>>>

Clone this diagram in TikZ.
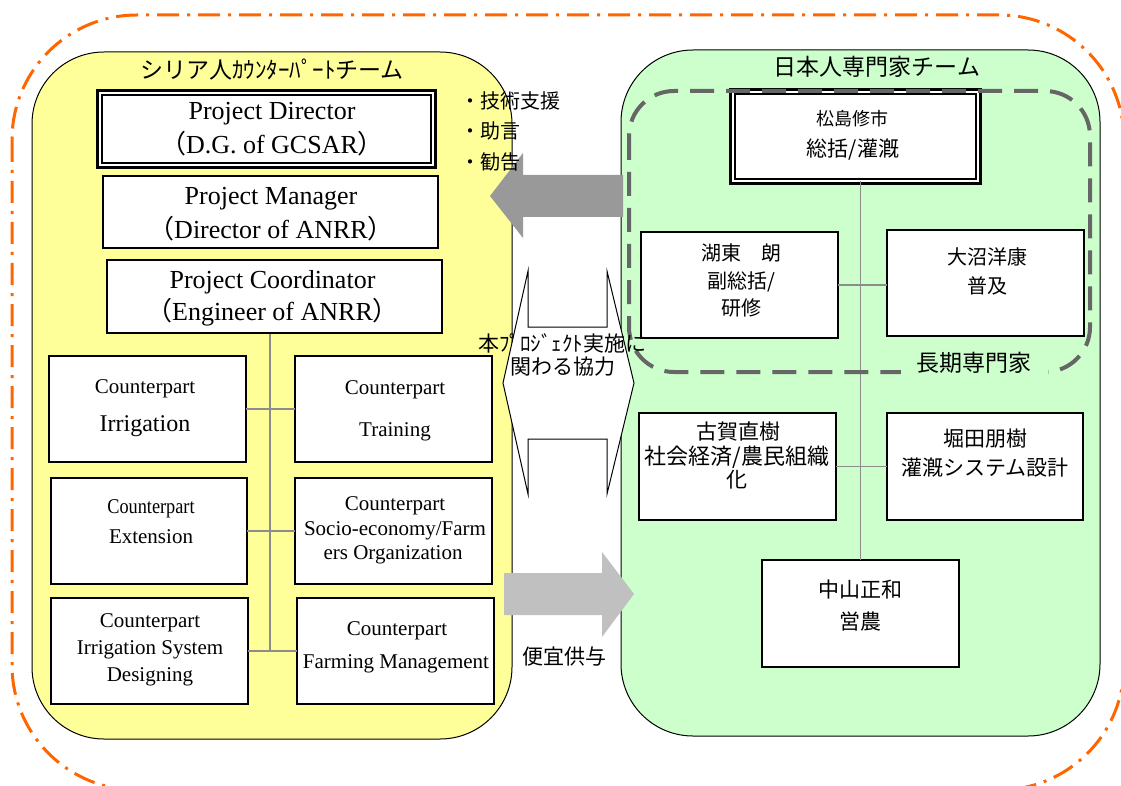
\documentclass[tikz,border=0pt]{standalone}
\usepackage{fontspec}
\usepackage{graphicx}
\setmainfont{Liberation Serif}
\newfontfamily\jp{Noto Sans CJK JP}
\newcommand\fsz[1]{\fontsize{#1}{#1}\selectfont}
\definecolor{orangeline}{HTML}{FF6600}
\definecolor{yel}{HTML}{FFFF99}
\definecolor{grn}{HTML}{CCFFCC}
\definecolor{darkarrow}{HTML}{999999}
\definecolor{lightarrow}{HTML}{C0C0C0}
\definecolor{dashgray}{HTML}{666666}
\definecolor{conn}{HTML}{8C8C8C}
\begin{document}
\begin{tikzpicture}[x=1pt,y=-1pt,
  box/.style={draw=black,line width=1.8pt,fill=white,inner sep=0pt,outer sep=0pt},
  dbox/.style={draw=black,line width=7pt,fill=white,inner sep=0pt,outer sep=0pt,
     postaction={draw=white,line width=1.6pt}},
  t/.style={inner sep=0pt,align=center},
  en/.style={t,font=\fsz{26},yshift=-2pt},
  cp/.style={t,font=\fsz{21},yshift=-1.5pt},
  ja/.style={t,font=\jp\fsz{20}},
  link/.style={draw=conn,line width=1.6pt}]
\useasboundingbox (0,0) rectangle (1121,786);
\clip (0,0) rectangle (1121,786);
% outer dash-dot frame
\draw[orangeline,line width=3pt,dash pattern=on 22pt off 8pt on 3pt off 8pt,
  rounded corners=125pt] (12,15) rectangle (1124,790);
% team containers
\node[draw=black,line width=1pt,fill=yel,rounded corners=72pt,minimum width=480pt,
  minimum height=687pt,inner sep=0pt] (syr) at (272,395.5) {};
\node[draw=black,line width=1pt,fill=grn,rounded corners=72pt,minimum width=479pt,
  minimum height=686pt,inner sep=0pt] (jpn) at (860.5,393) {};
\node[t,font=\jp\fsz{23}] (syrT) at (272,70) {シリア人ｶｳﾝﾀｰﾊﾟｰﾄチーム};
\node[t,font=\jp\fsz{23}] (jpT) at (877,67) {日本人専門家チーム};
% left connectors
\coordinate (lbot) at (270,651);
\coordinate (ltop) at (270,333);
\draw[link] (ltop) -- (lbot);
% left boxes
\node[dbox,minimum width=333.5pt,minimum height=72.5pt] (pd) at (266.5,129) {};
\node[box,minimum width=335pt,minimum height=72pt] (pm) at (270.5,212) {};
\node[box,minimum width=335pt,minimum height=73pt] (pc) at (274.5,296.5) {};
\node[box,minimum width=197pt,minimum height=106pt] (irr) at (147.5,409) {};
\node[box,minimum width=197pt,minimum height=106pt] (train) at (393.5,409) {};
\node[box,minimum width=196pt,minimum height=106pt] (ext) at (149,531) {};
\node[box,minimum width=197pt,minimum height=106pt] (socio) at (393.5,531) {};
\node[box,minimum width=197pt,minimum height=106pt] (des) at (149.5,651) {};
\node[box,minimum width=197pt,minimum height=106pt] (farm) at (395.5,651) {};
\draw[link] (irr.east) -- (train.west);
\draw[link] (ext.east) -- (socio.west);
\draw[link] (des.east) -- (farm.west);
% left texts
\node[en] (pd1) at (272,112) {Project Director};
\node[en] (pd2) at (272,142) {{\jp （}D.G. of GCSAR{\jp ）}};
\node[en] (pm1) at (271,197) {Project Manager};
\node[en] (pm2) at (271,227) {{\jp （}Director of ANRR{\jp ）}};
\node[en] (pc1) at (272.5,280) {Project Coordinator};
\node[en] (pc2) at (272.5,310) {{\jp （}Engineer of ANRR{\jp ）}};
\node[cp] (irr1) at (145,387) {Counterpart};
\node[t,font=\fsz{24},yshift=-1.5pt] (irr2) at (145,425) {Irrigation};
\node[cp] (tr1) at (395,388) {Counterpart};
\node[cp] (tr2) at (395,430) {Training};
\node[cp] (ex1) at (151,507) {\scalebox{0.87}[1]{Counterpart}};
\node[cp] (ex2) at (151,535) {Extension};
\node[cp] (so1) at (395,504) {Counterpart};
\node[cp] (so2) at (395,529) {Socio-economy/Farm};
\node[cp] (so3) at (393,553) {ers Organization};
\node[cp] (de1) at (150,621) {Counterpart};
\node[cp] (de2) at (150,648) {Irrigation System};
\node[cp] (de3) at (150,675) {Designing};
\node[cp] (fa1) at (397,629) {Counterpart};
\node[cp] (fa2) at (396,662) {Farming Management};
% right connectors and boxes
\node[box,minimum width=197pt,minimum height=106pt] (kotou) at (739.5,285) {};
\node[box,minimum width=197pt,minimum height=106pt] (oonuma) at (985.5,283) {};
\node[box,minimum width=197pt,minimum height=107pt] (koga) at (737.5,466.5) {};
\node[box,minimum width=196pt,minimum height=107pt] (hotta) at (985,466.5) {};
\node[box,minimum width=197pt,minimum height=107pt] (naka) at (860.5,613.5) {};
\node[dbox,minimum width=245.5pt,minimum height=89.5pt] (matsu) at (855.5,136.5) {};
\draw[link] (naka.north) -- (naka.north |- matsu.south);
\draw[link] (kotou.east) -- (kotou.east -| oonuma.west);
\draw[link] (koga.east) -- (hotta.west);
\node[t,font=\jp\fsz{18}] (ma1) at (852,119) {松島修市};
\node[t,font=\jp\fsz{21}] (ma2) at (853,150) {総括/灌漑};
\node[ja] (ko1) at (741,253) {湖東　朗};
\node[ja] (ko2) at (741,282) {副総括/};
\node[ja] (ko3) at (741,308) {研修};
\node[ja] (oo1) at (987,257) {大沼洋康};
\node[ja] (oo2) at (987,286) {普及};
\node[t,font=\jp\fsz{21}] (kg1) at (738,432) {古賀直樹};
\node[t,font=\jp\fsz{22}] (kg2) at (737,457) {社会経済/農民組織};
\node[t,font=\jp\fsz{21}] (kg3) at (737,480) {化};
\node[t,font=\jp\fsz{21}] (ho1) at (985,439) {堀田朋樹};
\node[t,font=\jp\fsz{21}] (ho2) at (985,467) {灌漑システム設計};
\node[t,font=\jp\fsz{21}] (na1) at (860,590) {中山正和};
\node[t,font=\jp\fsz{21}] (na2) at (860,622) {営農};
% long-term experts group
\draw[dashgray,line width=4pt,dash pattern=on 24pt off 12pt,rounded corners=45pt]
  (629,91) rectangle (1090,372);
\node[t,font=\jp\fsz{23},fill=grn,inner xsep=16pt,inner ysep=4pt] (lt) at (974,363) {長期専門家};
% arrows
\fill[darkarrow] (623,175) -- (523,175) -- (523,153) -- (490,196) -- (523,238)
  -- (523,217) -- (623,217) -- cycle;
\fill[lightarrow] (504,573) -- (602,573) -- (602,552) -- (634,594) -- (602,637)
  -- (602,615) -- (504,615) -- cycle;
% cooperation double shape
\draw[fill=white,line width=1pt] (528,271) -- (528,327) -- (607,327) -- (607,271)
  -- (634,383) -- (607,494) -- (607,439) -- (528,439) -- (528,494) -- (503,383) -- cycle;
\node[t,font=\jp\fsz{21}] (co1) at (562,343) {本ﾌﾟﾛｼﾞｪｸﾄ実施に};
\node[t,font=\jp\fsz{21}] (co2) at (563,367) {関わる協力};
\node[t,font=\jp\fsz{21}] (bg) at (564,657) {便宜供与};
\node[t,font=\jp\fsz{20},anchor=west] (ad1) at (460,101) {・技術支援};
\node[t,font=\jp\fsz{20},anchor=west] (ad2) at (460,131) {・助言};
\node[t,font=\jp\fsz{20},anchor=west] (ad3) at (460,162) {・勧告};
\end{tikzpicture}
\end{document}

<<<

EXERCISE TASK:
Transcribe the full listing character for character. Pictures are excluded.

RESPONSE TO THIS EXERCISE:
Clone this diagram in TikZ.
\documentclass[tikz,border=0pt]{standalone}
\usepackage{fontspec}
\usepackage{graphicx}
\setmainfont{Liberation Serif}
\newfontfamily\jp{Noto Sans CJK JP}
\newcommand\fsz[1]{\fontsize{#1}{#1}\selectfont}
\definecolor{orangeline}{HTML}{FF6600}
\definecolor{yel}{HTML}{FFFF99}
\definecolor{grn}{HTML}{CCFFCC}
\definecolor{darkarrow}{HTML}{999999}
\definecolor{lightarrow}{HTML}{C0C0C0}
\definecolor{dashgray}{HTML}{666666}
\definecolor{conn}{HTML}{8C8C8C}
\begin{document}
\begin{tikzpicture}[x=1pt,y=-1pt,
  box/.style={draw=black,line width=1.8pt,fill=white,inner sep=0pt,outer sep=0pt},
  dbox/.style={draw=black,line width=7pt,fill=white,inner sep=0pt,outer sep=0pt,
     postaction={draw=white,line width=1.6pt}},
  t/.style={inner sep=0pt,align=center},
  en/.style={t,font=\fsz{26},yshift=-2pt},
  cp/.style={t,font=\fsz{21},yshift=-1.5pt},
  ja/.style={t,font=\jp\fsz{20}},
  link/.style={draw=conn,line width=1.6pt}]
\useasboundingbox (0,0) rectangle (1121,786);
\clip (0,0) rectangle (1121,786);
% outer dash-dot frame
\draw[orangeline,line width=3pt,dash pattern=on 22pt off 8pt on 3pt off 8pt,
  rounded corners=125pt] (12,15) rectangle (1124,790);
% team containers
\node[draw=black,line width=1pt,fill=yel,rounded corners=72pt,minimum width=480pt,
  minimum height=687pt,inner sep=0pt] (syr) at (272,395.5) {};
\node[draw=black,line width=1pt,fill=grn,rounded corners=72pt,minimum width=479pt,
  minimum height=686pt,inner sep=0pt] (jpn) at (860.5,393) {};
\node[t,font=\jp\fsz{23}] (syrT) at (272,70) {シリア人ｶｳﾝﾀｰﾊﾟｰﾄチーム};
\node[t,font=\jp\fsz{23}] (jpT) at (877,67) {日本人専門家チーム};
% left connectors
\coordinate (lbot) at (270,651);
\coordinate (ltop) at (270,333);
\draw[link] (ltop) -- (lbot);
% left boxes
\node[dbox,minimum width=333.5pt,minimum height=72.5pt] (pd) at (266.5,129) {};
\node[box,minimum width=335pt,minimum height=72pt] (pm) at (270.5,212) {};
\node[box,minimum width=335pt,minimum height=73pt] (pc) at (274.5,296.5) {};
\node[box,minimum width=197pt,minimum height=106pt] (irr) at (147.5,409) {};
\node[box,minimum width=197pt,minimum height=106pt] (train) at (393.5,409) {};
\node[box,minimum width=196pt,minimum height=106pt] (ext) at (149,531) {};
\node[box,minimum width=197pt,minimum height=106pt] (socio) at (393.5,531) {};
\node[box,minimum width=197pt,minimum height=106pt] (des) at (149.5,651) {};
\node[box,minimum width=197pt,minimum height=106pt] (farm) at (395.5,651) {};
\draw[link] (irr.east) -- (train.west);
\draw[link] (ext.east) -- (socio.west);
\draw[link] (des.east) -- (farm.west);
% left texts
\node[en] (pd1) at (272,112) {Project Director};
\node[en] (pd2) at (272,142) {{\jp （}D.G. of GCSAR{\jp ）}};
\node[en] (pm1) at (271,197) {Project Manager};
\node[en] (pm2) at (271,227) {{\jp （}Director of ANRR{\jp ）}};
\node[en] (pc1) at (272.5,280) {Project Coordinator};
\node[en] (pc2) at (272.5,310) {{\jp （}Engineer of ANRR{\jp ）}};
\node[cp] (irr1) at (145,387) {Counterpart};
\node[t,font=\fsz{24},yshift=-1.5pt] (irr2) at (145,425) {Irrigation};
\node[cp] (tr1) at (395,388) {Counterpart};
\node[cp] (tr2) at (395,430) {Training};
\node[cp] (ex1) at (151,507) {\scalebox{0.87}[1]{Counterpart}};
\node[cp] (ex2) at (151,535) {Extension};
\node[cp] (so1) at (395,504) {Counterpart};
\node[cp] (so2) at (395,529) {Socio-economy/Farm};
\node[cp] (so3) at (393,553) {ers Organization};
\node[cp] (de1) at (150,621) {Counterpart};
\node[cp] (de2) at (150,648) {Irrigation System};
\node[cp] (de3) at (150,675) {Designing};
\node[cp] (fa1) at (397,629) {Counterpart};
\node[cp] (fa2) at (396,662) {Farming Management};
% right connectors and boxes
\node[box,minimum width=197pt,minimum height=106pt] (kotou) at (739.5,285) {};
\node[box,minimum width=197pt,minimum height=106pt] (oonuma) at (985.5,283) {};
\node[box,minimum width=197pt,minimum height=107pt] (koga) at (737.5,466.5) {};
\node[box,minimum width=196pt,minimum height=107pt] (hotta) at (985,466.5) {};
\node[box,minimum width=197pt,minimum height=107pt] (naka) at (860.5,613.5) {};
\node[dbox,minimum width=245.5pt,minimum height=89.5pt] (matsu) at (855.5,136.5) {};
\draw[link] (naka.north) -- (naka.north |- matsu.south);
\draw[link] (kotou.east) -- (kotou.east -| oonuma.west);
\draw[link] (koga.east) -- (hotta.west);
\node[t,font=\jp\fsz{18}] (ma1) at (852,119) {松島修市};
\node[t,font=\jp\fsz{21}] (ma2) at (853,150) {総括/灌漑};
\node[ja] (ko1) at (741,253) {湖東　朗};
\node[ja] (ko2) at (741,282) {副総括/};
\node[ja] (ko3) at (741,308) {研修};
\node[ja] (oo1) at (987,257) {大沼洋康};
\node[ja] (oo2) at (987,286) {普及};
\node[t,font=\jp\fsz{21}] (kg1) at (738,432) {古賀直樹};
\node[t,font=\jp\fsz{22}] (kg2) at (737,457) {社会経済/農民組織};
\node[t,font=\jp\fsz{21}] (kg3) at (737,480) {化};
\node[t,font=\jp\fsz{21}] (ho1) at (985,439) {堀田朋樹};
\node[t,font=\jp\fsz{21}] (ho2) at (985,467) {灌漑システム設計};
\node[t,font=\jp\fsz{21}] (na1) at (860,590) {中山正和};
\node[t,font=\jp\fsz{21}] (na2) at (860,622) {営農};
% long-term experts group
\draw[dashgray,line width=4pt,dash pattern=on 24pt off 12pt,rounded corners=45pt]
  (629,91) rectangle (1090,372);
\node[t,font=\jp\fsz{23},fill=grn,inner xsep=16pt,inner ysep=4pt] (lt) at (974,363) {長期専門家};
% arrows
\fill[darkarrow] (623,175) -- (523,175) -- (523,153) -- (490,196) -- (523,238)
  -- (523,217) -- (623,217) -- cycle;
\fill[lightarrow] (504,573) -- (602,573) -- (602,552) -- (634,594) -- (602,637)
  -- (602,615) -- (504,615) -- cycle;
% cooperation double shape
\draw[fill=white,line width=1pt] (528,271) -- (528,327) -- (607,327) -- (607,271)
  -- (634,383) -- (607,494) -- (607,439) -- (528,439) -- (528,494) -- (503,383) -- cycle;
\node[t,font=\jp\fsz{21}] (co1) at (562,343) {本ﾌﾟﾛｼﾞｪｸﾄ実施に};
\node[t,font=\jp\fsz{21}] (co2) at (563,367) {関わる協力};
\node[t,font=\jp\fsz{21}] (bg) at (564,657) {便宜供与};
\node[t,font=\jp\fsz{20},anchor=west] (ad1) at (460,101) {・技術支援};
\node[t,font=\jp\fsz{20},anchor=west] (ad2) at (460,131) {・助言};
\node[t,font=\jp\fsz{20},anchor=west] (ad3) at (460,162) {・勧告};
\end{tikzpicture}
\end{document}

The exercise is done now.